Le procès Habré reste le seul au monde où les tribunaux d'un pays ont condamné l'ancien dirigeant d'un autre pour crimes de guerre et crimes contre l'humanité. Il est largement considéré, comme l'a écrit le New York Times, « une étape importante pour la justice en Afrique ». L'Union Africaine avait à l’époque salué le jugement comme « significatif en ce qu'il renforce le principe de l'Union Africaine de solutions africaines aux problèmes africains ».
Lorsqu'une Cour d'appel de Dakar a confirmé la condamnation de Habré en avril 2017 et a accordé 82 milliards de francs Cfa (environ 130 millions de dollars américains) à 7396 victimes nommées, elle a mandaté un fonds d'affectation spéciale de l'Union Africaine pour collecter des fonds en recherchant les actifs de Habré et en sollicitant des contributions. Bien que l'Union Africaine ait alloué 5 millions de dollars au fonds fiduciaire, le fonds n'a pas encore commencé à fonctionner, six ans après l'ordonnance de la Cour d'appel.
En septembre 2021, à la suite de la mort de Habré alors qu'il purgeait une peine à perpétuité et d'un regain d'intérêt international pour le sort des victimes, l'Union Africaine a envoyé une délégation au Tchad, qu'elle a qualifiée de « tournant décisif dans le processus de réparation pour les victimes, et a annoncé qu'il « travaillait à rendre le Fonds opérationnel dans les plus brefs délais ». Il faudra encore près d'un an avant qu'une deuxième délégation de l'Union Africaine n'arrive en août 2022 pour « mettre en place le secrétariat provisoire du fonds, … établir un plan de travail et définir les modalités du processus de réparation ». Mais il a quitté le Tchad sans le faire.
Le 19 septembre 2022, la présidence tchadienne a écrit au Trust Fund pour lui annoncer que le gouvernement lui avait alloué 10 milliards de francs Cfa (16,5 millions de dollars). Selon l'Union Africaine, cependant, cet argent n'a pas été reçu. Le 2 mai 2023, le président de transition du Tchad, Mahamat Idriss Déby Itno, a déclaré à une délégation du groupe des victimes qu'il avait demandé au ministre des Finances de mettre la contribution du Tchad à la disposition des victimes.
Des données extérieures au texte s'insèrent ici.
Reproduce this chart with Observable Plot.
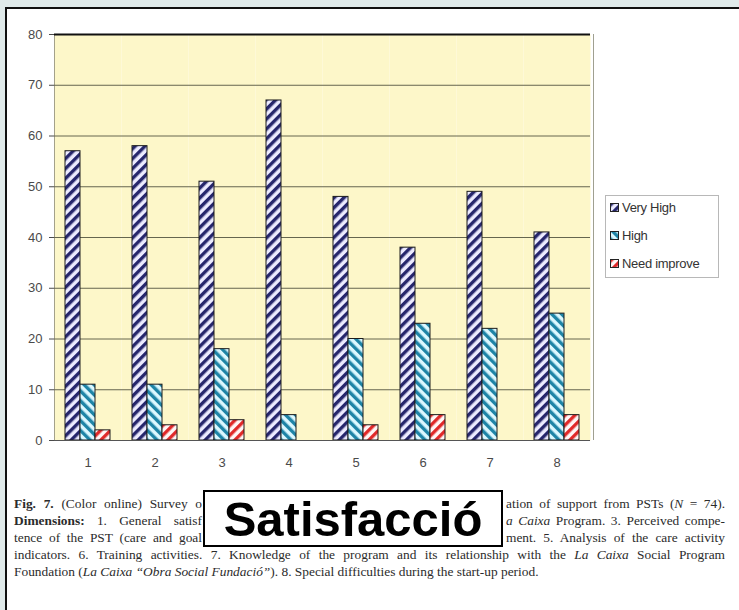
<!DOCTYPE html>
<html>
<head>
<meta charset="utf-8">
<script src="https://cdn.jsdelivr.net/npm/d3@7"></script>
<script src="https://cdn.jsdelivr.net/npm/@observablehq/plot@0.6"></script>
<style>
  html, body { margin: 0; padding: 0; }
  body { width: 739px; height: 610px; background: #e0eaea; position: relative; overflow: hidden; font-family: "Liberation Sans", Arial, sans-serif; }
  #sheet { position: absolute; left: 5px; top: 7px; right: 0; bottom: 0; background: #fff; border-top: 2px solid #111; border-left: 2px solid #111; }
  #chart { position: absolute; left: 0; top: 0; }
  #legend { position: absolute; left: 605px; top: 195px; width: 114px; height: 83px; border: 1px solid #b8b8b8; background: #fff; box-sizing: border-box; }
  #legend .item { position: absolute; left: 4px; font-size: 13px; color: #333; display: flex; align-items: center; white-space: nowrap; letter-spacing: -0.3px; }
  #legend svg { margin-right: 3px; }
  #caption { position: absolute; left: 14px; top: 495px; width: 711px; font-family: "Liberation Serif", "Times New Roman", serif; font-size: 13.4px; line-height: 17px; color: #2b2b2b; }
  #caption .line { position: relative; white-space: nowrap; height: 17px; }
  #caption .line.full { text-align: justify; text-align-last: justify; overflow: hidden; }
  #caption .line.last { text-align: left; text-align-last: left; }
  #caption .left { position: absolute; left: 0; top: 0; }
  #caption .right { position: absolute; right: 0; top: 0; }
  #badge { position: absolute; left: 203px; top: 490px; width: 300px; height: 57px; box-sizing: border-box; border: 2px solid #000; background: #fff; display: flex; align-items: center; justify-content: center; font-family: "Liberation Sans", Arial, sans-serif; font-weight: bold; font-size: 49px; color: #000; }
</style>
</head>
<body>
<div id="sheet"></div>
<div id="chart"></div>
<div id="legend"></div>
<div id="caption"></div>
<div id="badge">Satisfacció</div>
<script>
// Survey dimensions (1–8) and the three rating levels
const dims = ["1", "2", "3", "4", "5", "6", "7", "8"];
const series = ["Very High", "High", "Need improve"];

// Number of respondents per rating level, one value per dimension
const veryHigh = [57, 58, 51, 67, 48, 38, 49, 41];
const high = [11, 11, 18, 5, 20, 23, 22, 25];
const needImprove = [2, 3, 4, 0, 3, 5, 0, 5];

const yTicks = [0, 10, 20, 30, 40, 50, 60, 70, 80];

// Hatch pattern per rating level
const patternIds = ["hatch-vh", "hatch-h", "hatch-ni"];
const patternUrls = patternIds.map(id => `url(#${id})`);

const rows = dims.flatMap((d, i) =>
  series.map((s, j) => ({dim: d, series: s, value: [veryHigh, high, needImprove][j][i]}))
);

const W = 739, H = 480, mL = 50, mR = 146, mT = 34, mB = 40;

const svg = Plot.plot({
  width: W,
  height: H,
  marginLeft: mL,
  marginRight: mR,
  marginTop: mT,
  marginBottom: mB,
  style: {background: "transparent", fontSize: "13px", fontFamily: "'Liberation Sans', Arial, sans-serif", color: "#4a4a4a", overflow: "visible"},
  facet: {data: rows, x: "dim"},
  fx: {domain: dims, padding: 0, label: null, tickSize: 0, tickPadding: 17},
  x: {domain: series, paddingInner: 0, paddingOuter: 0.67, axis: null},
  y: {domain: [0, 80], ticks: yTicks, tickSize: 5, tickPadding: 7, label: null, line: true},
  color: {domain: series, range: patternUrls},
  marks: [
    Plot.frame({fill: "#fdf7c9", stroke: "none"}),
    Plot.ruleY(yTicks.filter(t => t > 0 && t < 80), {stroke: "#66664f", strokeWidth: 1}),
    Plot.ruleY([80], {stroke: "#111", strokeWidth: 2}),
    Plot.barY(rows, {x: "series", y: "value", fill: "series", stroke: "#1c1c1c", strokeWidth: 1, filter: d => d.value > 0}),
    Plot.ruleY([0], {stroke: "#555", strokeWidth: 1})
  ]
});

// Pattern definitions: diagonal stripes on a pale ground
const defs = d3.select(svg).insert("defs", ":first-child");
const hatches = [
  {id: patternIds[0], ground: "#ecebff", stripe: "#26266c", angle: 45},
  {id: patternIds[1], ground: "#dcf8ff", stripe: "#1e84a6", angle: -45},
  {id: patternIds[2], ground: "#fff6f6", stripe: "#e02a2a", angle: 45}
];
for (const h of hatches) {
  const p = defs.append("pattern")
    .attr("id", h.id)
    .attr("patternUnits", "userSpaceOnUse")
    .attr("width", 7)
    .attr("height", 7)
    .attr("patternTransform", `rotate(${h.angle})`);
  p.append("rect").attr("width", 7).attr("height", 7).attr("fill", h.ground);
  p.append("rect").attr("x", 0).attr("width", 3.4).attr("height", 7).attr("fill", h.stripe);
}

// Thin border on the right edge of the plotting area
d3.select(svg).append("line")
  .attr("x1", W - mR + 0.5).attr("x2", W - mR + 0.5)
  .attr("y1", mT).attr("y2", H - mB)
  .attr("stroke", "#a0a090");

document.getElementById("chart").appendChild(svg);

// Legend
const legend = d3.select("#legend");
const legendTops = [4, 32, 60];
series.forEach((s, j) => {
  const item = legend.append("div").attr("class", "item").style("top", legendTops[j] + "px");
  const sw = item.append("svg").attr("width", 9).attr("height", 9);
  sw.append("rect").attr("x", 0.5).attr("y", 0.5).attr("width", 8).attr("height", 8)
    .attr("fill", patternUrls[j]).attr("stroke", "#222");
  item.append("span").text(s);
});

// Figure caption; the first three lines are split around the title box
const captionLines = [
  ["<b>Fig. 7.</b> (Color online) Survey o", "ation of support from PSTs (<i>N</i> = 74)."],
  ["<b>Dimensions:</b> 1. General satisf", "<i>a Caixa</i> Program. 3. Perceived compe-"],
  ["tence of the PST (care and goal", "ment. 5. Analysis of the care activity"],
  "indicators. 6. Training activities. 7. Knowledge of the program and its relationship with the <i>La Caixa</i> Social Program",
  "Foundation (<i>La Caixa \u201cObra Social Fundaci\u00f3\u201d</i>). 8. Special difficulties during the start-up period."
];
// Widths available to the split fragments on either side of the title box
const leftSpan = 188, rightSpan = 219;
const cap = d3.select("#caption");
captionLines.forEach((t, i) => {
  if (Array.isArray(t)) {
    const line = cap.append("div").attr("class", "line");
    const parts = [
      line.append("span").attr("class", "left").html(t[0]),
      line.append("span").attr("class", "right").html(t[1])
    ];
    // Stretch word spacing so each fragment fills its side, as justified text would
    parts.forEach((part, k) => {
      const node = part.node();
      const w = node.getBoundingClientRect().width;
      const gaps = (node.textContent.match(/ /g) || []).length;
      const target = k === 0 ? leftSpan : rightSpan;
      if (gaps > 0 && w < target) part.style("word-spacing", ((target - w) / gaps) + "px");
    });
  } else {
    cap.append("div").attr("class", "line full" + (i === captionLines.length - 1 ? " last" : "")).html(t);
  }
});
</script>
</body>
</html>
Dans le procès tchadien des hommes de main de Habré, le tribunal a également accordé 75 milliards de francs Cfa (119 millions de dollars) en réparations à 7000 victimes, ordonnant au gouvernement de payer la moitié et les agents condamnés l'autre moitié. Il a ordonné au gouvernement d'ériger un monument « en un an au plus » pour honorer les morts sous Habré et de créer un musée dans l'ancien quartier général de la police politique (DDS), où les détenus étaient torturés. Le gouvernement n'a respecté aucune de ces ordonnances. L'Union Africaine et le gouvernement tchadien doivent s'unir et mettre en œuvre ces décisions de justice afin que les victimes puissent enfin recevoir des réparations pour ce que nous avons subi. Nous nous sommes battus pendant des décennies pour ces décisions et maintenant nous devons nous battre à nouveau pour les faire appliquer. »
Le régime de parti unique de Habré, de 1982 à 1990, a été marqué par des atrocités généralisées, notamment le ciblage de certains groupes ethniques et la perpétration de graves violences sexuelles et sexistes .Les organisations qui appellent l'Union Africaine et le gouvernement tchadien à réparer sont Amnesty International, l'Association des victimes des crimes de Hissène Habré (Avcrhh), l'Association tchadienne pour la promotion et la défense des droits de l'homme (Atpdh), Human Rights Watch, la Commission internationale des juristes, Redress et l'Association Rose Lokissim.